Unthinkable: Should Trinity make poverty history or find a cure for cancer?
TCD has pledged to tackle one of the ‘great questions facing humankind’, but which one should it choose?
The global disparity of healthcare is unjust. The current Ebola outbreak is a perfect example of inequity. Photograph: Christopher Black/WHO/Handout via Reuters
You can’t fault Trinity College Dublin for its ambition. Not only is it trying to raise the guts of €600 million through philanthropy over the next five years to fund its strategic plan, but it says it will identify and then tackle a “global research question” with the aim of making a “long-term positive impact” on humanity.
The global question could spring from science or the humanities. The university only stipulates that it plays to the research strengths of Trinity. Oh, and also that it’s also one of the “great questions facing the future of humankind”.
So what should TCD try to do? Make poverty history? Find a cure for cancer?
Unthinkable seeks some views from the Trinity campus:
Kevin Mitchell, associate professor, Smurfit Institute of Genetics
“One area that I would really like to see Trinity taking an active leadership role in is the challenge of mental illness. Brain-based disorders affect
more than 35 per cent of people over their lifetime and generate a larger health and economic burden than cancer or cardiovascular disease, but receive far less funding for research.
“Until recently, we have had very little understanding of the underlying causes of conditions such as schizophrenia, autism and depression, and psychiatry has lagged far behind other areas of medicine in the development of new treatments. But that is changing, with important advances in genetics that have helped to identify many specific causes of mental illness and provided tools to uncover the underlying mechanisms causing psychiatric symptoms.”
Dr Paul O’Grady
Department of philosophy “While humankind has unquestionably advanced in knowledge – especially scientific knowledge – it is not at all clear that it has advanced in wisdom. What is wisdom and why might it be important?

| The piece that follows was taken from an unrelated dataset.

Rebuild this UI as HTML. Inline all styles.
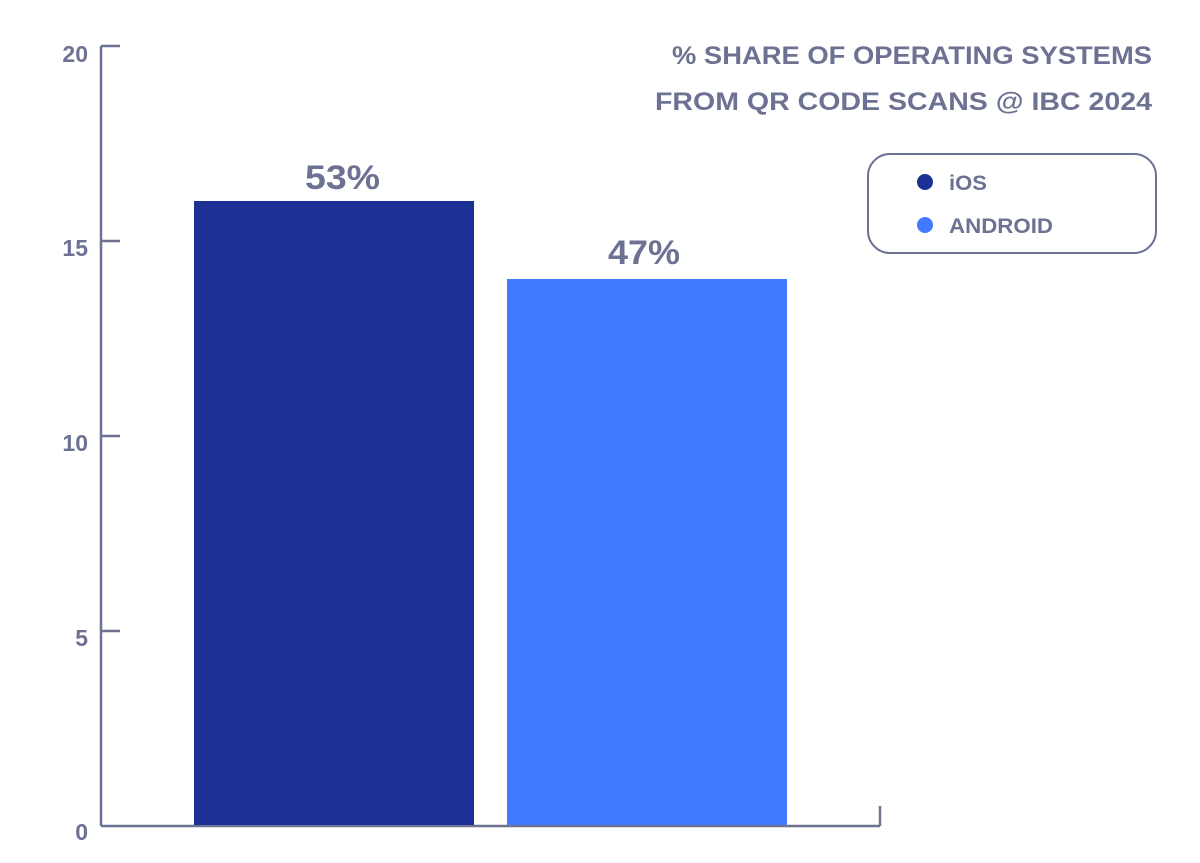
<!DOCTYPE html>
<html><head><meta charset="utf-8"><style>
html,body{margin:0;padding:0;background:#fff;}
svg{display:block;}
text{font-family:"Liberation Sans",sans-serif;font-weight:bold;fill:#6d7293;}
</style></head><body>
<svg width="1200" height="863" viewBox="0 0 1200 863">
<g stroke="#6d7293" stroke-width="2.5" fill="none">
<line x1="101" y1="46" x2="101" y2="826"/>
<line x1="101" y1="826" x2="880" y2="826"/>
<line x1="880" y1="806" x2="880" y2="826"/>
<line x1="101" y1="46" x2="120" y2="46"/>
<line x1="101" y1="241" x2="120" y2="241"/>
<line x1="101" y1="436" x2="120" y2="436"/>
<line x1="101" y1="631" x2="120" y2="631"/>
</g>
<g font-size="23" text-anchor="end">
<text x="88" y="62">20</text>
<text x="88" y="256">15</text>
<text x="88" y="451">10</text>
<text x="88" y="646">5</text>
<text x="88" y="840">0</text>
</g>
<rect x="194" y="201" width="280" height="624" fill="#1b3196"/>
<rect x="507" y="279" width="280" height="546" fill="#407bff"/>
<text x="305" y="189" font-size="34" textLength="75" lengthAdjust="spacingAndGlyphs">53%</text>
<text x="608" y="264" font-size="34" textLength="72" lengthAdjust="spacingAndGlyphs">47%</text>
<g font-size="25">
<text x="672" y="64" textLength="480" lengthAdjust="spacingAndGlyphs">% SHARE OF OPERATING SYSTEMS</text>
<text x="655" y="110" textLength="497" lengthAdjust="spacingAndGlyphs">FROM QR CODE SCANS @ IBC 2024</text>
</g>
<rect x="868" y="154" width="288" height="99" rx="22" fill="none" stroke="#6d7293" stroke-width="2"/>
<circle cx="925" cy="182" r="8" fill="#1b3196"/>
<circle cx="925" cy="225" r="8" fill="#407bff"/>
<text x="949" y="190" font-size="21" font-weight="normal" textLength="38" lengthAdjust="spacingAndGlyphs">iOS</text>
<text x="949" y="233" font-size="21" textLength="104" lengthAdjust="spacingAndGlyphs">ANDROID</text>
</svg>
</body></html>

“Despite the word philosophy meaning ‘love of wisdom’, there is little academic research within philosophy on this topic. However, recent changes in epistemology (the theoretical study of knowledge) has made the prospects for clarifying wisdom better. Renewed interest in the study of virtue and how we might have intellectual virtue has led to a changed way of exploring questions of knowledge, value, happiness and their interconnections.
“Implications of a sustained research programme into wisdom include insights for ethics, education, psychology, psychotherapy, as well as theoretical advances within philosophy itself, offering new analyses of knowledge, justification, contextualism and different kinds of knowledge.”
Amy Worrall, medical student, secretary to the TCD Scholars
“The existing global disparity of healthcare is unjust. The current Ebola outbreak or the prohibitive costs of personalised medicine are perfect examples of inequity.
“How can we make healthcare available and sustainable for all in society? What practical and economic benefits would follow? Could we learn from looking to Cuba or Scandinavia?
“Adopting an interdisciplinary global research question based on universal access to healthcare would allow researchers to be ambitious and strive for a truly just, healthy and sustainable world.”
Brian Lucey, professor in finance
“How can we move to a post-scarcity world? There are huge changes potentially happening in three areas. One is 3D-printed technology. Allied to that is the possibility of creating cheap energy through advances in nuclear fusion, and the third issue is the ever expanding internet of ideas and things.
“Those three things together would create an entirely new economy and society, and I would be asking: how can Trinity aid in that? How can we contribute to a post-scarcity world?”